The process of printmaking involves a giant group hug as participants all stand on the board to make the imprint.
This poem was then translated onto the sidewalk using chalk after the participants rearranged themselves into relational clusters. Later this sidewalk poetry was translated once again into another format using printmaking. Swaine and Harrow were able to use computer technology to create a giant stamp of the sidewalk poetry. Ink was rolled over the stamp, and about 10 people had to stand on the stamp to press the ink onto the page. It was truly a collaborative creation!
A print version of the sidewalk poetry.
Much of the afternoon was also spent in collaboration with smaller groups as people worked together to synthesize their ideas about what home or shelter meant to them. Participants were given sticks, tape, cardboard and clay to build their visions, and the creations were even more spectacular this time. With two more “Maker’s Spaces” in the coming days, it will be fascinating to see what more will happen!

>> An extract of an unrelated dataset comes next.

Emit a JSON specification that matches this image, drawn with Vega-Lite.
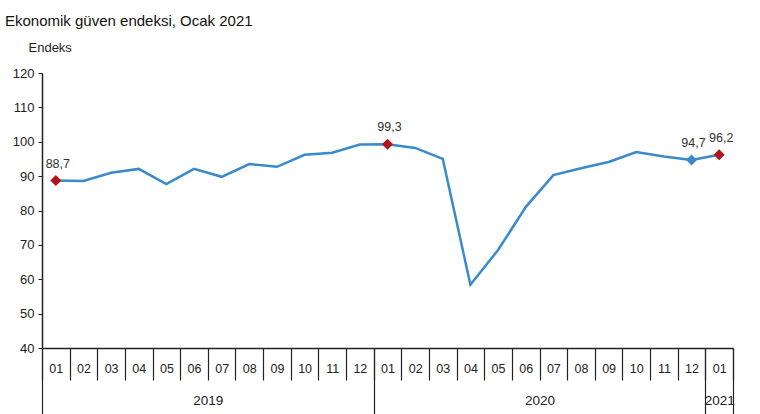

Click the following link to listen to an audio package featuring Michael Swaine and other participants at the first Maker’s Space session: https://soundcloud.com/crisisandcreativity/makers-space-1 (the audio clip was compiled by Kylan Rice).
Participants creating a collaborative version of “shelter.”
The day ended with a poetry reading by Brenda Hillman in the Morgan Library Courtyard. Brenda is the author of nine collections of poetry: White Dress, Fortress, Death Tractates, Bright Existence, Loose Sugar, Cascadia, Pieces of Air in the Epic, Practical Water, and Seasonal Works with Letters on Fire. Hillman read poems from her “Air,” “Water,” and “Fire” books and also some poems that were inspired by her activism. Part of Hillman’s activism included attending sessions of Congress and doing things to make the senators and representatives uncomfortable as a way to bring attention to the unjust wars in Iraq and Afghanistan. Although she has lost much faith in our legislative system and no longer makes these excursions to the capitol, she does use “moaning” as another form of protest. (Yes, moaning). For instance, she publicly moans every time she fills her gas tank as a way to make people uncomfortable and to make them think about their choices.
Brenda Hillman reading her poetry.
Hillman’s poetry was lyrically charged, inspiring, and simultaneously sad and humorous. More than anything, she offered a very interesting perspective on creative approaches to a society in crisis, and it was the perfect way to wrap up the first day of the symposium.